Tyler Tryan has had a lot to look up to in his three-time World Champion Header dad, Clay. | Jamie Arviso photo

Q: What are the advantages of coming from such a famous roping family?

A: You grow up in it, so you’ve already lived it. There are advantages, but you still have to work to get it done on your own.

Q: Are there any downsides, pressure from extra expectations included?

A: I don’t see any. I don’t see it that way. 

Q: On the Tryan side, there’s your dad, NFR header Uncle Travis, NFR header Uncle Brady, NFR heeler Grandpa Dennis, NFR barrel racer Grandma Terri Kaye Kirkland and NFR heeler cousin Chase Tryan. Have they all impacted your young career?

A: Yes, they’ve all given me advice at some point. I spent a lot of time in Montana with my grandpa as a kid. He watches me rope and points out things he thinks I need to work on. But he doesn’t say much. He likes to let me figure it out on my own as much as possible. 

Q: Your mom, Bobbie, is from another well-known roping family from Montana, the Robertsons, which include her NFR heeler brother, Matt Robertson, and sister, Arena de la Cruz, married to NFR heeler Cesar. Does your mom still rope?

A: Her whole family ropes. When my mom was younger, she got in a bad horse wreck and hurt her hip. It hurts when she tries to rope, so she doesn’t rope much anymore. 

Q: Do your little brothers rope, too?

A: Braylon heels, and he’s already a 9 at 16. He’s going to be legit. Dash ropes, but he’s more into golf and baseball right now. 

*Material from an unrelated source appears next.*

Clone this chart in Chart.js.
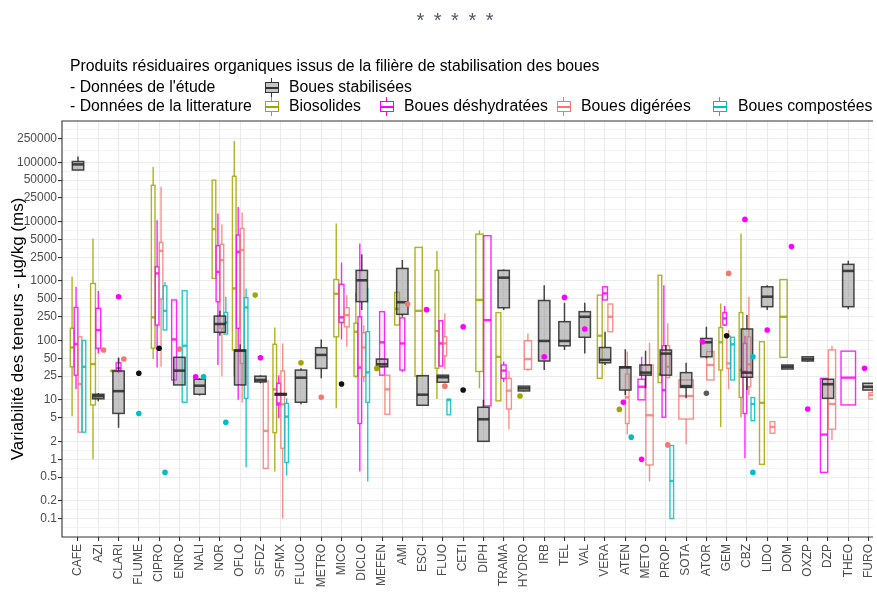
<!DOCTYPE html>
<html lang="fr">
<head>
<meta charset="utf-8">
<title>Variabilité des teneurs</title>
<script src="https://cdn.jsdelivr.net/npm/chart.js@4.4.1/dist/chart.umd.min.js"></script>
<style>
  html, body { margin: 0; padding: 0; background: #fff; }
  #wrap { position: relative; width: 877px; height: 593px; overflow: hidden;
          font-family: "Liberation Sans", Arial, sans-serif; color: #000; }
  #chart { position: absolute; left: 0; top: 0; }
  #stars { position: absolute; left: 356px; top: 10px; width: 200px; text-align: center;
           font-size: 20px; line-height: 20px; letter-spacing: 2px; color: #505868; }
  .lg { position: absolute; font-size: 15.8px; line-height: 20px; white-space: nowrap; }
  .key { position: absolute; width: 18px; height: 19px; }
  .key i { position: absolute; display: block; box-sizing: border-box; }
</style>
</head>
<body>
<div id="wrap">
  <canvas id="chart" width="877" height="593"></canvas>
  <div id="stars">* * * * *</div>
  <div id="legend"></div>
</div>
<script>
// molecules on the x axis
const categories = ['CAFE', 'AZI', 'CLARI', 'FLUME', 'CIPRO', 'ENRO', 'NALI', 'NOR', 'OFLO', 'SFDZ',
  'SFMX', 'FLUCO', 'METRO', 'MICO', 'DICLO', 'MEFEN', 'AMI', 'ESCI', 'FLUO', 'CETI',
  'DIPH', 'TRAMA', 'HYDRO', 'IRB', 'TEL', 'VAL', 'VERA', 'ATEN', 'METO', 'PROP',
  'SOTA', 'ATOR', 'GEM', 'CBZ', 'LIDO', 'DOM', 'OXZP', 'DZP', 'THEO', 'FURO'];

// one entry per molecule: null, a single value, or [min, q1, median, q3, max, ...outliers]  (µg/kg ms)
const stabilisees = [
  [73000, 74000, 92000, 103000, 125000], [9.5, 10.4, 11.5, 12.4, 13], [3.4, 5.9, 14, 30.6, 50], 28, 74,
  [17.8, 17.8, 31, 52, 52], [11.8, 12.4, 17.3, 22.2, 23], [120, 137, 189, 257, 316], [17.8, 17.8, 67, 69, 86], [19, 20, 21.6, 25, 26],
  [11.8, 12, 12.4, 12.8, 13.2], [8.4, 9.1, 23.6, 31.7, 34], [23, 33.8, 57, 75.5, 104], 18.5, [325, 450, 1030, 1510, 2830],
  [35, 36, 39.6, 48.5, 50], [250, 275, 440, 1630, 2270], [8.1, 8.1, 12.2, 25.5, 25.5], [19.8, 19.8, 24, 26, 26], 14.6,
  [2, 2, 4.7, 7.5, 10], [325, 355, 1140, 1510, 1570], [14, 14.1, 15.6, 17, 17], [31.7, 45, 98, 470, 850], [69, 81, 98, 207, 430],
  [60, 113, 250, 305, 430], [38.6, 42, 47, 76, 140], [12, 14.6, 35, 36, 71], [15.6, 26, 28.7, 38.6, 67], [26, 26, 60, 69, 84],
  [10.6, 16.2, 17, 28.7, 42], [50, 53, 93, 108, 170, 12.9], 120, [14.6, 24, 28.7, 156, 267], [325, 370, 545, 800, 850],
  [33, 33, 36, 38.6, 38.6], [44, 45, 48.5, 53, 53], [10.6, 10.6, 18.3, 22.2, 22.2], [335, 370, 1480, 1910, 2200], [14.6, 14.6, 16.6, 19, 19]
];

const biosolides = [
  [5.3, 36, 76, 160, 1180], [1, 8.2, 40, 910, 5200], [30, 30, 31, 31, 31], null, [48, 74, 245, 41000, 83500],
  null, null, [1107, 1107, 7500, 50000, 50000], [25, 69, 750, 58000, 228000], 580,
  [0.62, 2.8, 15, 86, 165], 42, null, [7.2, 115, 610, 1060, 9330], [23.6, 25, 140, 195, 635],
  33.8, [182, 182, 340, 645, 645], [25, 25, 315, 3690, 3690], [10.3, 34, 144, 1510, 3200], null,
  [15.6, 30, 480, 6160, 7100], [9.6, 9.6, 53, 294, 294], 11.6, null, null,
  null, [23, 23, 120, 580, 580], 6.9, null, [19.5, 19.5, 27, 1250, 1250],
  null, null, [3.5, 31.7, 93, 165, 420], [5.1, 11, 31.7, 294, 6300], [0.82, 0.82, 8.9, 95, 95],
  [52, 52, 250, 1060, 1060], null, null, null, null
];

const deshydratees = [
  [15, 26, 87, 360, 800], [60, 74, 150, 347, 680], [28, 30, 34, 42, 52, 545], null, [35, 182, 1345, 1740, 10600],
  [21.6, 21.6, 104, 480, 480], 24.5, [38.6, 448, 1430, 3930, 13700], [10, 160, 3100, 5930, 17700], 51,
  [4.9, 8.2, 8.7, 19, 26], null, null, [104, 202, 245, 880, 2050], [0.62, 4, 35, 250, 4300],
  [26, 26, 93, 305, 305], [29.8, 31.7, 89, 240, 245], 330, [37, 37, 89, 215, 215], 170,
  [7.9, 7.9, 220, 5800, 5800], [20, 23, 31, 38.6, 44], null, 53, 530,
  156, [480, 480, 620, 800, 800], 9.1, [10, 10, 16.6, 22.2, 53, 1], [5.1, 5.1, 14.6, 81, 850],
  null, 95, [175, 182, 235, 294, 380], [1.04, 5.9, 29.8, 89, 120, 10900], 150,
  3800, 7, [0.6, 0.6, 2.6, 23, 23], [8.2, 8.2, 23.6, 66, 66], 34
];

const digerees = [
  [2.85, 2.85, 18.5, 115, 115], 69, 48.7, null, [36, 500, 3230, 4470, 38500],
  71.6, null, [25, 160, 2250, 4140, 9000], [8.9, 41, 3320, 7680, 14300], [0.7, 0.7, 3, 20.8, 20.8],
  [0.1, 1.53, 8.4, 30.6, 89], null, 11, [78, 170, 267, 355, 580], [20, 24.5, 76, 134, 180],
  [5.7, 5.7, 15, 26, 26], 410, null, [32.6, 55, 89, 115, 285, 17], null,
  null, [3.2, 7, 14.3, 23, 30.6], [30.6, 32.6, 48.5, 99, 131], null, null,
  null, [140, 140, 250, 410, 410], [2.6, 4, 11, 27, 65], [0.42, 0.8, 5.5, 38.6, 91], [23.6, 23.6, 36, 81.5, 195, 1.74],
  [1.78, 4.75, 11.6, 21.6, 21.6], [21.6, 21.6, 38.6, 65, 65], [15, 34, 41, 118, 150, 1345], [12, 16.6, 39.6, 115, 545], [2.74, 2.74, 3.5, 4.3, 4.3],
  null, null, [2.1, 3.2, 8.5, 69, 81], null, [10.3, 10.3, 12, 13.2, 16.6]
];

const compostees = [
  [2.85, 2.85, 36, 100, 100], null, null, 5.9, [150, 150, 315, 830, 950, 0.6],
  [9.1, 9.1, 81.5, 685, 685], 24.5, [128, 128, 200, 295, 545, 4.2], [0.73, 10.6, 360, 525, 750], null,
  [0.53, 0.88, 5.2, 8.7, 10.6], null, null, null, [0.42, 9.1, 29, 140, 770],
  null, null, null, [5.6, 5.6, 10, 10.2, 10.2], null,
  null, null, null, null, null,
  null, null, 2.35, null, [0.1, 0.1, 0.43, 1.7, 1.7],
  null, null, [21.6, 21.6, 86, 113, 113], [4.45, 4.45, 8.5, 10.9, 10.9, 53, 0.6], null,
  null, null, null, null, null
];

const yBreaks = [0.1, 0.2, 0.5, 1, 2, 5, 10, 25, 50, 100, 250, 500, 1000, 2500, 5000, 10000, 25000, 50000, 100000, 250000];

// literature groups, dodged side by side inside each molecule
const groups = [
  { label: 'Biosolides', data: biosolides, line: 'rgba(163,165,0,0.85)', dot: '#A3A500' },
  { label: 'Boues déshydratées', data: deshydratees, line: 'rgba(255,0,255,0.85)', dot: '#FF00FF' },
  { label: 'Boues digérées', data: digerees, line: 'rgba(248,118,109,0.8)', dot: '#F8766D' },
  { label: 'Boues compostées', data: compostees, line: 'rgba(0,191,196,0.85)', dot: '#00BFC4' }
];
const STUDY_LINE = 'rgba(40,40,40,0.85)';
const STUDY_FILL = 'rgba(140,140,140,0.5)';
const DODGE = 0.78, BOX_FRAC = 0.92, STUDY_W = 0.56;

function slot(g, ci) {
  const present = groups.filter(o => o.data[ci] != null);
  const w = DODGE / present.length;
  const k = present.indexOf(g);
  return { x: ci - DODGE / 2 + w * (k + 0.5), w: w * BOX_FRAC };
}

// single values and outliers go to scatter datasets
function pointsOf(values, g, outliersOnly) {
  const pts = [];
  values.forEach((v, ci) => {
    if (v == null) return;
    const x = g ? slot(g, ci).x : ci;
    if (typeof v === 'number') { if (!outliersOnly) pts.push({ x: x, y: v }); }
    else if (outliersOnly !== false) v.slice(5).forEach(o => pts.push({ x: x, y: o }));
  });
  return pts;
}

// minor grid lines halfway (in log space) between the breaks
const r0 = yBreaks[1] / yBreaks[0];
const yMinor = [yBreaks[0] / Math.sqrt(r0)];
for (let i = 0; i < yBreaks.length - 1; i++) yMinor.push(Math.sqrt(yBreaks[i] * yBreaks[i + 1]));
yMinor.push(yBreaks[yBreaks.length - 1] * Math.sqrt(r0));
const yTicks = yBreaks.concat(yMinor).sort((a, b) => a - b);
const isBreak = v => yBreaks.indexOf(v) !== -1;

function drawBox(ctx, xs, ys, cx, w, v, stroke, fill, lw) {
  const l = xs.getPixelForValue(cx - w / 2), r = xs.getPixelForValue(cx + w / 2), c = xs.getPixelForValue(cx);
  const yLo = ys.getPixelForValue(v[0]), yQ1 = ys.getPixelForValue(v[1]), yMed = ys.getPixelForValue(v[2]);
  const yQ3 = ys.getPixelForValue(v[3]), yHi = ys.getPixelForValue(v[4]);
  ctx.strokeStyle = stroke;
  ctx.lineWidth = lw;
  ctx.beginPath();
  ctx.moveTo(c, yHi); ctx.lineTo(c, yQ3);
  ctx.moveTo(c, yQ1); ctx.lineTo(c, yLo);
  ctx.stroke();
  if (fill) { ctx.fillStyle = fill; ctx.fillRect(l, yQ3, r - l, yQ1 - yQ3); }
  ctx.strokeRect(l, yQ3, r - l, yQ1 - yQ3);
  ctx.lineWidth = lw * 1.7;
  ctx.beginPath(); ctx.moveTo(l, yMed); ctx.lineTo(r, yMed); ctx.stroke();
}

const boxPlugin = {
  id: 'boxes',
  beforeDatasetsDraw(chart) {
    const { ctx, chartArea: a, scales: { x, y } } = chart;
    ctx.save();
    ctx.beginPath(); ctx.rect(a.left, a.top, a.right - a.left, a.bottom - a.top); ctx.clip();
    groups.forEach(g => {
      g.data.forEach((v, ci) => {
        if (!Array.isArray(v)) return;
        const s = slot(g, ci);
        drawBox(ctx, x, y, s.x, s.w, v, g.line, null, 1.4);
      });
    });
    stabilisees.forEach((v, ci) => {
      if (Array.isArray(v)) drawBox(ctx, x, y, ci, STUDY_W, v, STUDY_LINE, STUDY_FILL, 1.5);
    });
    ctx.restore();
  }
};

const framePlugin = {
  id: 'frame',
  afterDraw(chart) {
    const { ctx, chartArea: a } = chart;
    ctx.save();
    ctx.strokeStyle = '#333';
    ctx.lineWidth = 1.1;
    ctx.beginPath();
    ctx.moveTo(a.right, a.top); ctx.lineTo(a.left, a.top);
    ctx.lineTo(a.left, a.bottom); ctx.lineTo(a.right, a.bottom);
    ctx.stroke();
    ctx.restore();
  }
};

const datasets = groups.map(g => ({
  label: g.label,
  data: pointsOf(g.data, g),
  backgroundColor: g.dot,
  borderWidth: 0,
  pointRadius: 2.8
}));
datasets.push({ label: 'Boues stabilisées', data: pointsOf(stabilisees, null, false), backgroundColor: '#111', borderWidth: 0, pointRadius: 2.8 });
datasets.push({ label: 'Boues stabilisées (atypiques)', data: pointsOf(stabilisees, null, true), backgroundColor: '#5a5a5a', borderWidth: 0, pointRadius: 2.8 });

Chart.defaults.font.family = '"Liberation Sans", Arial, sans-serif';

new Chart(document.getElementById('chart'), {
  type: 'scatter',
  data: { datasets: datasets },
  options: {
    responsive: false,
    animation: false,
    events: [],
    layout: { padding: { top: 121, right: 0, bottom: 0, left: 0 } },
    plugins: { legend: { display: false }, tooltip: { enabled: false } },
    scales: {
      x: {
        type: 'linear',
        min: -0.79,
        max: 39.22,
        afterBuildTicks: s => { s.ticks = categories.map((c, i) => ({ value: i })); },
        afterFit: s => { s.height = 56; s.paddingLeft = 0; s.paddingRight = 0; },
        border: { display: false },
        grid: { color: '#EBEBEB', lineWidth: 1.1, tickColor: '#333', tickLength: 4 },
        ticks: {
          autoSkip: false, minRotation: 90, maxRotation: 90, padding: 3,
          color: '#4D4D4D', font: { size: 12 },
          callback: v => categories[v]
        }
      },
      y: {
        type: 'logarithmic',
        min: 0.049,
        max: 495000,
        afterBuildTicks: s => { s.ticks = yTicks.map(v => ({ value: v })); },
        afterFit: s => { s.width = 62; s.paddingTop = 0; s.paddingBottom = 0; },
        border: { display: false },
        grid: {
          color: '#EBEBEB',
          lineWidth: c => (c.tick && isBreak(c.tick.value) ? 1.1 : 0.6),
          tickColor: c => (c.tick && isBreak(c.tick.value) ? '#333' : 'rgba(0,0,0,0)'),
          tickLength: 4
        },
        ticks: {
          autoSkip: false, padding: 1, color: '#4D4D4D', font: { size: 12 },
          callback: v => (isBreak(v) ? String(v) : '')
        },
        title: {
          display: true,
          text: 'Variabilité des teneurs - µg/kg (ms)',
          color: '#000',
          font: { size: 17 },
          padding: { top: 8, bottom: 0 }
        }
      }
    }
  },
  plugins: [boxPlugin, framePlugin]
});

// legend block above the panel
const legend = document.getElementById('legend');
function addText(text, left, top) {
  const el = document.createElement('div');
  el.className = 'lg';
  el.textContent = text;
  el.style.left = left + 'px';
  el.style.top = top + 'px';
  legend.appendChild(el);
}
function addKey(stroke, fill, left, top) {
  const k = document.createElement('div');
  k.className = 'key';
  k.style.left = left + 'px';
  k.style.top = top + 'px';
  k.innerHTML =
    '<i style="left:8px;top:0;width:1.2px;height:19px;background:' + stroke + '"></i>' +
    '<i style="left:2px;top:4px;width:14px;height:11px;border:1.2px solid ' + stroke + ';background:' + fill + '"></i>' +
    '<i style="left:2px;top:8.5px;width:14px;height:2px;background:' + stroke + '"></i>';
  legend.appendChild(k);
}
addText('Produits résiduaires organiques issus de la filière de stabilisation des boues', 70, 56);
addText("- Données de l'étude", 70, 77);
addKey('#333', '#C6C6C6', 263, 78);
addText('Boues stabilisées', 289, 77);
addText('- Données de la litterature', 70, 96);
const keyLeft = [263, 378, 555, 711];
const textLeft = [289, 404, 581, 738];
groups.forEach((g, i) => {
  addKey(g.dot, '#fff', keyLeft[i], 97);
  addText(g.label, textLeft[i], 96);
});
</script>
</body>
</html>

Q: What else do you like to do besides rope?

A: I play a little basketball at the house, and play a little golf. It’s a little bit disappointing when your 10-year-old brother (Dash) is five times better than you at golf. My fun is spending hours in the goat arena, roping the Shorty, and anything that involves a rope. The best way to stay sharp out here rodeoing when you don’t get to practice much is roping the dummy.

WATCH ON ROPING.COM: Full Heading Dummy Roping Lesson
WATCH ON ROPING.COM: Full Heeling Dummy Roping Lesson

Q: Is rodeoing full time what you expected? 

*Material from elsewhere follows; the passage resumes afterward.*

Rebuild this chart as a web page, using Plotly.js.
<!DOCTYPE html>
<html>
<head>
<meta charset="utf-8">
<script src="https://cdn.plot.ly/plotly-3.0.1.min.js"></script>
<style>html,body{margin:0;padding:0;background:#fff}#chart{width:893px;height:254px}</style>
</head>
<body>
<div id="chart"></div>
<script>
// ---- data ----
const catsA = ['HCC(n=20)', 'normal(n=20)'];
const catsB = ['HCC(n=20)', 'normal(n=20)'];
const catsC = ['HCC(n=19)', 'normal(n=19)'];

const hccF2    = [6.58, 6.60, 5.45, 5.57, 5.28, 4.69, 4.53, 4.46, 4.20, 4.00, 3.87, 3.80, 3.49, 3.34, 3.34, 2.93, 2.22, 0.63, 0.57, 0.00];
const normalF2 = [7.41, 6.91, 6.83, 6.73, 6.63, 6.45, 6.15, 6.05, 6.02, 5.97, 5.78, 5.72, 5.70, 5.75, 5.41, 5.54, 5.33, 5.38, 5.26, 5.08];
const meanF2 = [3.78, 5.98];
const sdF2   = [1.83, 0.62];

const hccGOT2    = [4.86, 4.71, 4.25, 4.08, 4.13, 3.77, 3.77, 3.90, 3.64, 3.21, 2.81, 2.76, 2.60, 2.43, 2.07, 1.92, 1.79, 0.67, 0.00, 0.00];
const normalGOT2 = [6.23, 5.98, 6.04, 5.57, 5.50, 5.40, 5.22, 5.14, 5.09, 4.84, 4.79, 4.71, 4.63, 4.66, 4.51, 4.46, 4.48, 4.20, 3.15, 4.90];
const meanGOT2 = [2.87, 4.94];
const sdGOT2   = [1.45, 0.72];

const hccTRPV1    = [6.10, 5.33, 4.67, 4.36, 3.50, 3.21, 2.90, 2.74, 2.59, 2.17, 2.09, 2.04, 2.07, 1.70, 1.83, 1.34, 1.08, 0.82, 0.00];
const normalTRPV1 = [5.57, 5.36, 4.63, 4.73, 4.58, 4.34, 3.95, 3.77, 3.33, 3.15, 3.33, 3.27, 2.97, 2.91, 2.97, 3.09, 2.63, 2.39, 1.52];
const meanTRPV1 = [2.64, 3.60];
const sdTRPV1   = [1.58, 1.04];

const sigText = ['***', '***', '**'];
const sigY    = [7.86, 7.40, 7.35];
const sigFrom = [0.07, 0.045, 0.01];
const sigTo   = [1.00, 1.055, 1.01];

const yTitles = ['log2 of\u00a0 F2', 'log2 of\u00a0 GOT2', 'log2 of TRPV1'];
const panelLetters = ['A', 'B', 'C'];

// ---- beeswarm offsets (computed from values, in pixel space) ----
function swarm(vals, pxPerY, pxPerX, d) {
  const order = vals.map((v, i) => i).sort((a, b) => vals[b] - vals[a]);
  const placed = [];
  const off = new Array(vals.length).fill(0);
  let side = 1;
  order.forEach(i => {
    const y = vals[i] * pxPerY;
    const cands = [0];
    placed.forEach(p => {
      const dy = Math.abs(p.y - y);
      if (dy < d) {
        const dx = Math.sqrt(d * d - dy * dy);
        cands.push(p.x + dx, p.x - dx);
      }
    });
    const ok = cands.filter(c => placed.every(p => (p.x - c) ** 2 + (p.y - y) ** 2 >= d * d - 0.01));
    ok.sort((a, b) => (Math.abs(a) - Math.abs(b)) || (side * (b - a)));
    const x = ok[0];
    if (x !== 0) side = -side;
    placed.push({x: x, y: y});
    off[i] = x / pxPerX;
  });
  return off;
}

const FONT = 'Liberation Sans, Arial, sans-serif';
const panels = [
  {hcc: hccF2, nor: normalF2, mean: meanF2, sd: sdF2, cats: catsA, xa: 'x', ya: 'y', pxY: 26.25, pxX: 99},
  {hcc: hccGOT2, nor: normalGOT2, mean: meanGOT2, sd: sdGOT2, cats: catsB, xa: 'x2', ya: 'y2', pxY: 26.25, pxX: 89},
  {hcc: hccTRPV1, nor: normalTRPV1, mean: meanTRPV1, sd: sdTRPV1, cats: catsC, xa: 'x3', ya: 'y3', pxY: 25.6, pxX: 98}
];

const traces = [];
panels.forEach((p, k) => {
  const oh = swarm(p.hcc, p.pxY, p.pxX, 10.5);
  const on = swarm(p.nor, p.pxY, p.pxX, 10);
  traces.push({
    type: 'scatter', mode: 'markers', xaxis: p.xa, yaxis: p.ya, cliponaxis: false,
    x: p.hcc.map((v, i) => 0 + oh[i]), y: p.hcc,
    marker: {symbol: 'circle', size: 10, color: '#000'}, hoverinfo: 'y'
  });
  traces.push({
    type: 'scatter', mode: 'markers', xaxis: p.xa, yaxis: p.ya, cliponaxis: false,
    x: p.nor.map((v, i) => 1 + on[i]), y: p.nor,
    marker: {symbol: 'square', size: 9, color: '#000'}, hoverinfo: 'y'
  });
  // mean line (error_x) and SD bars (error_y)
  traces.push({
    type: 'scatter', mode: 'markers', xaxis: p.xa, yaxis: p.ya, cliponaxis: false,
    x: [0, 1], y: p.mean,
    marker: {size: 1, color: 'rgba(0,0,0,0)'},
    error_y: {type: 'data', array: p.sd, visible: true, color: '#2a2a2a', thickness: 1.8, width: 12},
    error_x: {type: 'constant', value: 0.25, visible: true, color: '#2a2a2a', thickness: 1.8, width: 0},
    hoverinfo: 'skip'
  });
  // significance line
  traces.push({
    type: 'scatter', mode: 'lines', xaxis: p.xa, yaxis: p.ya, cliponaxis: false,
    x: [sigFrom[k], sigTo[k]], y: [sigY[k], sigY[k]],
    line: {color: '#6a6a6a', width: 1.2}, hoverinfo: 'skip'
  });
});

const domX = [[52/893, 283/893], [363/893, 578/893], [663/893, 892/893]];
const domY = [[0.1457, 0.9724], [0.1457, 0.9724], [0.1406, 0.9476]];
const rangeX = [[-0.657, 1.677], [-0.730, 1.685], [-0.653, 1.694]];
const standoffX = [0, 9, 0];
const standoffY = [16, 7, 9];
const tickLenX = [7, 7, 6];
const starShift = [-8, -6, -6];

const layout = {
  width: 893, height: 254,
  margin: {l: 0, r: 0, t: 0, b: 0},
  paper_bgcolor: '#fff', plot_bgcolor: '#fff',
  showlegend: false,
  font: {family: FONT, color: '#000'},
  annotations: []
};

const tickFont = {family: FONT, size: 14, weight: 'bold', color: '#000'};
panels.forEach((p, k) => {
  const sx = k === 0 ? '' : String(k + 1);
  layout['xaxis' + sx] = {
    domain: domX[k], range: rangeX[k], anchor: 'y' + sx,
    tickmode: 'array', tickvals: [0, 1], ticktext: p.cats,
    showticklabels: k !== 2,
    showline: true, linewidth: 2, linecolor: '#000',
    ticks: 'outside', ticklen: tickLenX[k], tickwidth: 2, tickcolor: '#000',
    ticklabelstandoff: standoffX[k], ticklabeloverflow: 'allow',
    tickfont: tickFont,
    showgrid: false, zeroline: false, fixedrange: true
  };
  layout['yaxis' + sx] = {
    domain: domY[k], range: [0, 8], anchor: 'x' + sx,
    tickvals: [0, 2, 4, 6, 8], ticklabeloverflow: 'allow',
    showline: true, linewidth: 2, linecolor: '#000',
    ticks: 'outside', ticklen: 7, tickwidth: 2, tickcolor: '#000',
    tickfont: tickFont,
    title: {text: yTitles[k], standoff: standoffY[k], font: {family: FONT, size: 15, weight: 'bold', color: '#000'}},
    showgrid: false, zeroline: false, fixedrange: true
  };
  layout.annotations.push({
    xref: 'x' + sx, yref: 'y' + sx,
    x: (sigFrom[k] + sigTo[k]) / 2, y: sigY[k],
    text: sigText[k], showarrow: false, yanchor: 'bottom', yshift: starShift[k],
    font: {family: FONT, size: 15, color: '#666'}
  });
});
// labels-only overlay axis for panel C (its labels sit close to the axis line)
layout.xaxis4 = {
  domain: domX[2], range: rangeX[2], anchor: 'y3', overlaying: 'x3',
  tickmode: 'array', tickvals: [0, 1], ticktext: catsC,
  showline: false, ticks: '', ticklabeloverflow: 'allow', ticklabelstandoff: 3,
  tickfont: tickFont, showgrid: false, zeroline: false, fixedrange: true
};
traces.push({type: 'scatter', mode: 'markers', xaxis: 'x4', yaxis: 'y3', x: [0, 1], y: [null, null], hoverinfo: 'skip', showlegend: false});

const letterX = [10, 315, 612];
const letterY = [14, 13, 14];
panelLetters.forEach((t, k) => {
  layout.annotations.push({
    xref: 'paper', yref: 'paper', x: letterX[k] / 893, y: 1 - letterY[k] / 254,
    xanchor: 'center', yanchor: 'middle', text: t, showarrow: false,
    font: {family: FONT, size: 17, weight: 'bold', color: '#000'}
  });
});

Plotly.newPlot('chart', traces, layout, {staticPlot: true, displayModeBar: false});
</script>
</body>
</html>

A: Yeah, pretty much. You’ve got to get good enough to do it full-time and as a career, but that’s the plan. The entering and trading never end. Getting to compete is the best part by far. All the driving is the worst part, but I’m getting more used to it.

Q: Who do you get the most advice from?

A: My dad, by far. He doesn’t say too much. He mostly talks to me about how to keep my horses working good, and helps me with little things like my swing when I’m struggling or which horse to ride where. 

Q: What were your goals for 2024 going into this season?

A: To get better. The NFR was a long shot, because I didn’t have anything won to start the summer with. So the goal was to get out here, see where I was at and try to get better. I also wanted to make sure I got into next year’s winter rodeos to give myself a better chance. 

Q: What do your biggest roping hopes and dreams look like now?

A: I want to make the NFR. I need to get a lot better pretty fast to do that. These guys are awesome out here. They head so good, it’s unbelievable. You have to keep evolving with the game to make it out here.